DATASET EXCERPT>
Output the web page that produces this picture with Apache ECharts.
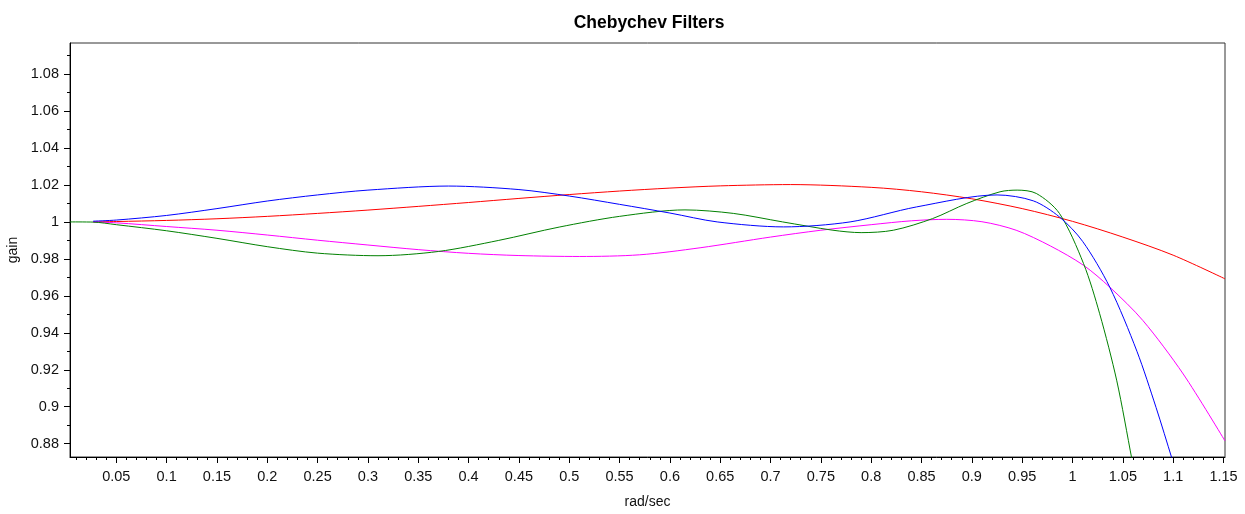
<!DOCTYPE html>
<html>
<head>
<meta charset="utf-8">
<script src="https://cdn.jsdelivr.net/npm/echarts@6/dist/echarts.min.js"></script>
<style>
  html, body { margin: 0; padding: 0; background: #fff; }
  #chart { width: 1245px; height: 514px; }
</style>
</head>
<body>
<div id="chart"></div>
<script>
// ---- data ----
const titleText = 'Chebychev Filters';
const xName = 'rad/sec';
const yName = 'gain';

const xMajorTicks = [0.05, 0.1, 0.15, 0.2, 0.25, 0.3, 0.35, 0.4, 0.45, 0.5, 0.55, 0.6, 0.65, 0.7, 0.75, 0.8, 0.85, 0.9, 0.95, 1, 1.05, 1.1, 1.15];
const xMinorTicks = [0.01,0.02,0.03,0.04,0.06,0.07,0.08,0.09,0.11,0.12,0.13,0.14,0.16,0.17,0.18,0.19,0.21,0.22,0.23,0.24,0.26,0.27,0.28,0.29,0.31,0.32,0.33,0.34,0.36,0.37,0.38,0.39,0.41,0.42,0.43,0.44,0.46,0.47,0.48,0.49,0.51,0.52,0.53,0.54,0.56,0.57,0.58,0.59,0.61,0.62,0.63,0.64,0.66,0.67,0.68,0.69,0.71,0.72,0.73,0.74,0.76,0.77,0.78,0.79,0.81,0.82,0.83,0.84,0.86,0.87,0.88,0.89,0.91,0.92,0.93,0.94,0.96,0.97,0.98,0.99,1.01,1.02,1.03,1.04,1.06,1.07,1.08,1.09,1.11,1.12,1.13,1.14];
const yMajorTicks = [0.88, 0.9, 0.92, 0.94, 0.96, 0.98, 1, 1.02, 1.04, 1.06, 1.08];
const yMinorTicks = [0.89, 0.91, 0.93, 0.95, 0.97, 0.99, 1.01, 1.03, 1.05, 1.07, 1.09];

const xRange = [0.004, 1.1515];
const yRange = [0.8728, 1.0968];

const redX = [0.027, 0.05, 0.1, 0.15, 0.2, 0.25, 0.3, 0.35, 0.4, 0.45, 0.5, 0.55, 0.6, 0.65, 0.72, 0.8, 0.85, 0.9, 0.95, 1.0, 1.05, 1.1, 1.1515];
const redY = [1.0000, 1.0002, 1.0008, 1.0017, 1.0030, 1.0046, 1.0064, 1.0084, 1.0105, 1.0127, 1.0148, 1.0167, 1.0183, 1.0195, 1.0202, 1.0187, 1.0163, 1.0125, 1.0072, 1.0003, 0.9918, 0.9820, 0.9692];

const blueX = [0.027, 0.05, 0.1, 0.15, 0.2, 0.25, 0.3, 0.38, 0.45, 0.5, 0.55, 0.6, 0.647, 0.713, 0.779, 0.845, 0.925, 0.961, 0.987, 1.01, 1.037, 1.064, 1.083, 1.099, 1.11];
const blueY = [1.0004, 1.0010, 1.0035, 1.0072, 1.0113, 1.0146, 1.0172, 1.0194, 1.0175, 1.0140, 1.0095, 1.0048, 1.0000, 0.9973, 1.0000, 1.0081, 1.0146, 1.0114, 1.0027, 0.9895, 0.9647, 0.9300, 0.8996, 0.8716, 0.8520];

const greenX = [0.004, 0.027, 0.05, 0.1, 0.15, 0.2, 0.25, 0.31, 0.37, 0.43, 0.49, 0.55, 0.615, 0.663, 0.712, 0.762, 0.79, 0.822, 0.861, 0.895, 0.928, 0.945, 0.964, 0.987, 1.011, 1.027, 1.044, 1.059, 1.066];
const greenY = [1.0000, 0.9999, 0.9985, 0.9952, 0.9911, 0.9866, 0.9831, 0.9817, 0.9840, 0.9900, 0.9972, 1.0030, 1.0065, 1.0046, 1.0000, 0.9955, 0.9942, 0.9955, 1.0018, 1.0100, 1.0163, 1.0172, 1.0154, 1.0046, 0.9774, 0.9503, 0.9140, 0.8716, 0.8520];

const magentaX = [0.027, 0.05, 0.1, 0.15, 0.2, 0.25, 0.3, 0.35, 0.4, 0.45, 0.51, 0.57, 0.63, 0.7, 0.75, 0.8, 0.84, 0.875, 0.91, 0.944, 0.978, 1.011, 1.037, 1.07, 1.11, 1.1515];
const magentaY = [1.0000, 0.9995, 0.9975, 0.9955, 0.9929, 0.9901, 0.9875, 0.9850, 0.9830, 0.9818, 0.9813, 0.9822, 0.9860, 0.9918, 0.9955, 0.9985, 1.0006, 1.0014, 1.0001, 0.9955, 0.9870, 0.9765, 0.9647, 0.9466, 0.9177, 0.8815];

const seriesColors = { red: '#ff0000', blue: '#0000ff', green: '#008000', magenta: '#ff00ff' };

// ---- chart ----
const zip = (xs, ys) => xs.map((x, i) => [x, ys[i]]);
const font = 'Liberation Sans, Arial, sans-serif';
const textColor = '#111';

const chart = echarts.init(document.getElementById('chart'), null, { renderer: 'canvas' });

function lineSeries(name, xs, ys, color) {
  return {
    name, type: 'line', data: zip(xs, ys), smooth: 0.3, showSymbol: false, symbol: 'none',
    clip: true, xAxisIndex: 0, yAxisIndex: 0,
    lineStyle: { color, width: 1 }, itemStyle: { color }, animation: false
  };
}

const option = {
  animation: false,
  backgroundColor: '#fff',
  title: {
    text: titleText, left: 644, top: 9, textAlign: 'center',
    textStyle: { fontFamily: font, fontSize: 17.5, fontWeight: 'bold', color: '#000' }
  },
  grid: { left: 70, right: 20, top: 43, bottom: 57, show: true, borderColor: '#333', borderWidth: 1,
          backgroundColor: 'transparent', containLabel: false, outerBoundsMode: 'none' },
  xAxis: [
    {
      type: 'value', min: xRange[0], max: xRange[1], position: 'bottom',
      name: xName, nameLocation: 'middle', nameGap: 38,
      nameTextStyle: { fontFamily: font, fontSize: 14, color: textColor },
      axisLine: { show: true, lineStyle: { color: '#000', width: 1 } },
      axisTick: { show: true, length: 6, customValues: xMajorTicks, lineStyle: { color: '#000' } },
      axisLabel: { show: true, customValues: xMajorTicks, margin: 12, fontFamily: font, fontSize: 14.5, color: textColor,
        formatter: v => String(+v.toFixed(2)) },
      splitLine: { show: false }
    },
    {
      type: 'value', min: xRange[0], max: xRange[1], position: 'bottom',
      axisLine: { show: false },
      axisTick: { show: true, length: 3, customValues: xMinorTicks, lineStyle: { color: '#000' } },
      axisLabel: { show: false },
      splitLine: { show: false }
    }
  ],
  yAxis: [
    {
      type: 'value', min: yRange[0], max: yRange[1], position: 'left',
      name: yName, nameLocation: 'middle', nameGap: 50, nameRotate: 90,
      nameTextStyle: { fontFamily: font, fontSize: 14, color: textColor },
      axisLine: { show: true, lineStyle: { color: '#000', width: 1 } },
      axisTick: { show: true, length: 6, customValues: yMajorTicks, lineStyle: { color: '#000' } },
      axisLabel: { show: true, customValues: yMajorTicks, margin: 11, fontFamily: font, fontSize: 14.5, color: textColor,
        formatter: v => String(+v.toFixed(2)) },
      splitLine: { show: false }
    },
    {
      type: 'value', min: yRange[0], max: yRange[1], position: 'left',
      axisLine: { show: false },
      axisTick: { show: true, length: 3, customValues: yMinorTicks, lineStyle: { color: '#000' } },
      axisLabel: { show: false },
      splitLine: { show: false }
    }
  ],
  series: [
    lineSeries('red', redX, redY, seriesColors.red),
    lineSeries('magenta', magentaX, magentaY, seriesColors.magenta),
    lineSeries('green', greenX, greenY, seriesColors.green),
    lineSeries('blue', blueX, blueY, seriesColors.blue)
  ]
};
chart.setOption(option);
</script>
</body>
</html>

WHAT TO DO>
Restate the whole listing above exactly, except for its images.

COMPLETED EXERCISE>
Output the web page that produces this picture with Apache ECharts.
<!DOCTYPE html>
<html>
<head>
<meta charset="utf-8">
<script src="https://cdn.jsdelivr.net/npm/echarts@6/dist/echarts.min.js"></script>
<style>
  html, body { margin: 0; padding: 0; background: #fff; }
  #chart { width: 1245px; height: 514px; }
</style>
</head>
<body>
<div id="chart"></div>
<script>
// ---- data ----
const titleText = 'Chebychev Filters';
const xName = 'rad/sec';
const yName = 'gain';

const xMajorTicks = [0.05, 0.1, 0.15, 0.2, 0.25, 0.3, 0.35, 0.4, 0.45, 0.5, 0.55, 0.6, 0.65, 0.7, 0.75, 0.8, 0.85, 0.9, 0.95, 1, 1.05, 1.1, 1.15];
const xMinorTicks = [0.01,0.02,0.03,0.04,0.06,0.07,0.08,0.09,0.11,0.12,0.13,0.14,0.16,0.17,0.18,0.19,0.21,0.22,0.23,0.24,0.26,0.27,0.28,0.29,0.31,0.32,0.33,0.34,0.36,0.37,0.38,0.39,0.41,0.42,0.43,0.44,0.46,0.47,0.48,0.49,0.51,0.52,0.53,0.54,0.56,0.57,0.58,0.59,0.61,0.62,0.63,0.64,0.66,0.67,0.68,0.69,0.71,0.72,0.73,0.74,0.76,0.77,0.78,0.79,0.81,0.82,0.83,0.84,0.86,0.87,0.88,0.89,0.91,0.92,0.93,0.94,0.96,0.97,0.98,0.99,1.01,1.02,1.03,1.04,1.06,1.07,1.08,1.09,1.11,1.12,1.13,1.14];
const yMajorTicks = [0.88, 0.9, 0.92, 0.94, 0.96, 0.98, 1, 1.02, 1.04, 1.06, 1.08];
const yMinorTicks = [0.89, 0.91, 0.93, 0.95, 0.97, 0.99, 1.01, 1.03, 1.05, 1.07, 1.09];

const xRange = [0.004, 1.1515];
const yRange = [0.8728, 1.0968];

const redX = [0.027, 0.05, 0.1, 0.15, 0.2, 0.25, 0.3, 0.35, 0.4, 0.45, 0.5, 0.55, 0.6, 0.65, 0.72, 0.8, 0.85, 0.9, 0.95, 1.0, 1.05, 1.1, 1.1515];
const redY = [1.0000, 1.0002, 1.0008, 1.0017, 1.0030, 1.0046, 1.0064, 1.0084, 1.0105, 1.0127, 1.0148, 1.0167, 1.0183, 1.0195, 1.0202, 1.0187, 1.0163, 1.0125, 1.0072, 1.0003, 0.9918, 0.9820, 0.9692];

const blueX = [0.027, 0.05, 0.1, 0.15, 0.2, 0.25, 0.3, 0.38, 0.45, 0.5, 0.55, 0.6, 0.647, 0.713, 0.779, 0.845, 0.925, 0.961, 0.987, 1.01, 1.037, 1.064, 1.083, 1.099, 1.11];
const blueY = [1.0004, 1.0010, 1.0035, 1.0072, 1.0113, 1.0146, 1.0172, 1.0194, 1.0175, 1.0140, 1.0095, 1.0048, 1.0000, 0.9973, 1.0000, 1.0081, 1.0146, 1.0114, 1.0027, 0.9895, 0.9647, 0.9300, 0.8996, 0.8716, 0.8520];

const greenX = [0.004, 0.027, 0.05, 0.1, 0.15, 0.2, 0.25, 0.31, 0.37, 0.43, 0.49, 0.55, 0.615, 0.663, 0.712, 0.762, 0.79, 0.822, 0.861, 0.895, 0.928, 0.945, 0.964, 0.987, 1.011, 1.027, 1.044, 1.059, 1.066];
const greenY = [1.0000, 0.9999, 0.9985, 0.9952, 0.9911, 0.9866, 0.9831, 0.9817, 0.9840, 0.9900, 0.9972, 1.0030, 1.0065, 1.0046, 1.0000, 0.9955, 0.9942, 0.9955, 1.0018, 1.0100, 1.0163, 1.0172, 1.0154, 1.0046, 0.9774, 0.9503, 0.9140, 0.8716, 0.8520];

const magentaX = [0.027, 0.05, 0.1, 0.15, 0.2, 0.25, 0.3, 0.35, 0.4, 0.45, 0.51, 0.57, 0.63, 0.7, 0.75, 0.8, 0.84, 0.875, 0.91, 0.944, 0.978, 1.011, 1.037, 1.07, 1.11, 1.1515];
const magentaY = [1.0000, 0.9995, 0.9975, 0.9955, 0.9929, 0.9901, 0.9875, 0.9850, 0.9830, 0.9818, 0.9813, 0.9822, 0.9860, 0.9918, 0.9955, 0.9985, 1.0006, 1.0014, 1.0001, 0.9955, 0.9870, 0.9765, 0.9647, 0.9466, 0.9177, 0.8815];

const seriesColors = { red: '#ff0000', blue: '#0000ff', green: '#008000', magenta: '#ff00ff' };

// ---- chart ----
const zip = (xs, ys) => xs.map((x, i) => [x, ys[i]]);
const font = 'Liberation Sans, Arial, sans-serif';
const textColor = '#111';

const chart = echarts.init(document.getElementById('chart'), null, { renderer: 'canvas' });

function lineSeries(name, xs, ys, color) {
  return {
    name, type: 'line', data: zip(xs, ys), smooth: 0.3, showSymbol: false, symbol: 'none',
    clip: true, xAxisIndex: 0, yAxisIndex: 0,
    lineStyle: { color, width: 1 }, itemStyle: { color }, animation: false
  };
}

const option = {
  animation: false,
  backgroundColor: '#fff',
  title: {
    text: titleText, left: 644, top: 9, textAlign: 'center',
    textStyle: { fontFamily: font, fontSize: 17.5, fontWeight: 'bold', color: '#000' }
  },
  grid: { left: 70, right: 20, top: 43, bottom: 57, show: true, borderColor: '#333', borderWidth: 1,
          backgroundColor: 'transparent', containLabel: false, outerBoundsMode: 'none' },
  xAxis: [
    {
      type: 'value', min: xRange[0], max: xRange[1], position: 'bottom',
      name: xName, nameLocation: 'middle', nameGap: 38,
      nameTextStyle: { fontFamily: font, fontSize: 14, color: textColor },
      axisLine: { show: true, lineStyle: { color: '#000', width: 1 } },
      axisTick: { show: true, length: 6, customValues: xMajorTicks, lineStyle: { color: '#000' } },
      axisLabel: { show: true, customValues: xMajorTicks, margin: 12, fontFamily: font, fontSize: 14.5, color: textColor,
        formatter: v => String(+v.toFixed(2)) },
      splitLine: { show: false }
    },
    {
      type: 'value', min: xRange[0], max: xRange[1], position: 'bottom',
      axisLine: { show: false },
      axisTick: { show: true, length: 3, customValues: xMinorTicks, lineStyle: { color: '#000' } },
      axisLabel: { show: false },
      splitLine: { show: false }
    }
  ],
  yAxis: [
    {
      type: 'value', min: yRange[0], max: yRange[1], position: 'left',
      name: yName, nameLocation: 'middle', nameGap: 50, nameRotate: 90,
      nameTextStyle: { fontFamily: font, fontSize: 14, color: textColor },
      axisLine: { show: true, lineStyle: { color: '#000', width: 1 } },
      axisTick: { show: true, length: 6, customValues: yMajorTicks, lineStyle: { color: '#000' } },
      axisLabel: { show: true, customValues: yMajorTicks, margin: 11, fontFamily: font, fontSize: 14.5, color: textColor,
        formatter: v => String(+v.toFixed(2)) },
      splitLine: { show: false }
    },
    {
      type: 'value', min: yRange[0], max: yRange[1], position: 'left',
      axisLine: { show: false },
      axisTick: { show: true, length: 3, customValues: yMinorTicks, lineStyle: { color: '#000' } },
      axisLabel: { show: false },
      splitLine: { show: false }
    }
  ],
  series: [
    lineSeries('red', redX, redY, seriesColors.red),
    lineSeries('magenta', magentaX, magentaY, seriesColors.magenta),
    lineSeries('green', greenX, greenY, seriesColors.green),
    lineSeries('blue', blueX, blueY, seriesColors.blue)
  ]
};
chart.setOption(option);
</script>
</body>
</html>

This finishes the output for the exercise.